2. Bacon bits. Not quite sure if they count as a meat (add Vienna sausages to this category). Plus, they hurt if you bite down on them wrong. And wtf does "imitation" mean?
3. The Indonesian tree guy.
4. Buttons. Mentioned earlier but, hey, I said it's a laundry list ...
5. Best Buy on Black Friday. I won't even camp in the woods, let alone outside a store on Thanksgiving night.
6. Stickers. BooBerry likes to put a whole sheet of them on her body. If I have just one on me, I freak out.
3. Tequila. See: my bachelorette party Oct. 4, 2001. Not. Pretty.
8. Wendy's hamburgers. Because hamburger? Should not be square.
9. Oobi. Anyone who has kids knows what I'm talking about.
WTF with the eyes an' such?
10. HOTEL DRINKING GLASSES. Oh. My. God.
Scandalous.
1 comment:
There will not be tequila in this house. EVER. Ed must be allergic to it, because he blacks out and then wakes up and finds himself in embarrassing situations. Me, I can't stand the taste.
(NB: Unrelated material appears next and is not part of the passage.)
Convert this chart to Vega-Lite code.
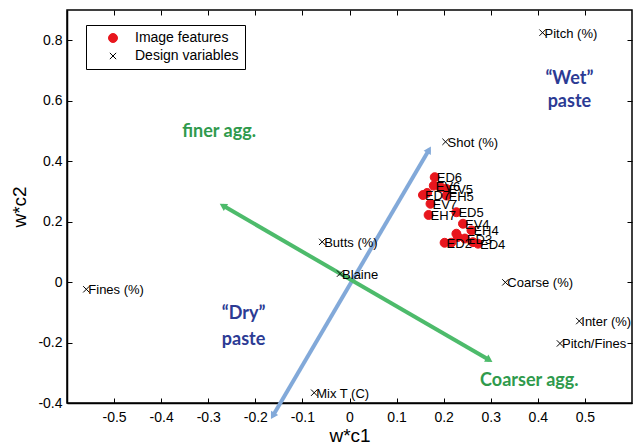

(there is now a 1.75 of Southern Comfort and we still have 3.5 cases of wine. Yay!)
100% agree on the ear piercing. I had to beg and got them when I was 12. I had said if I had girls, I would wait until they asked to have them done and then do them for the next special occasion.
Imitation means they load those things up with artificial smoke flavor. Yuck. Real or nothing, people!
Can't help you on the buttons or the stickers. Sorry.
Square burgers are actually better than McD's or Burger King. Krystal, White Castle, Fuddruckers, Wendys.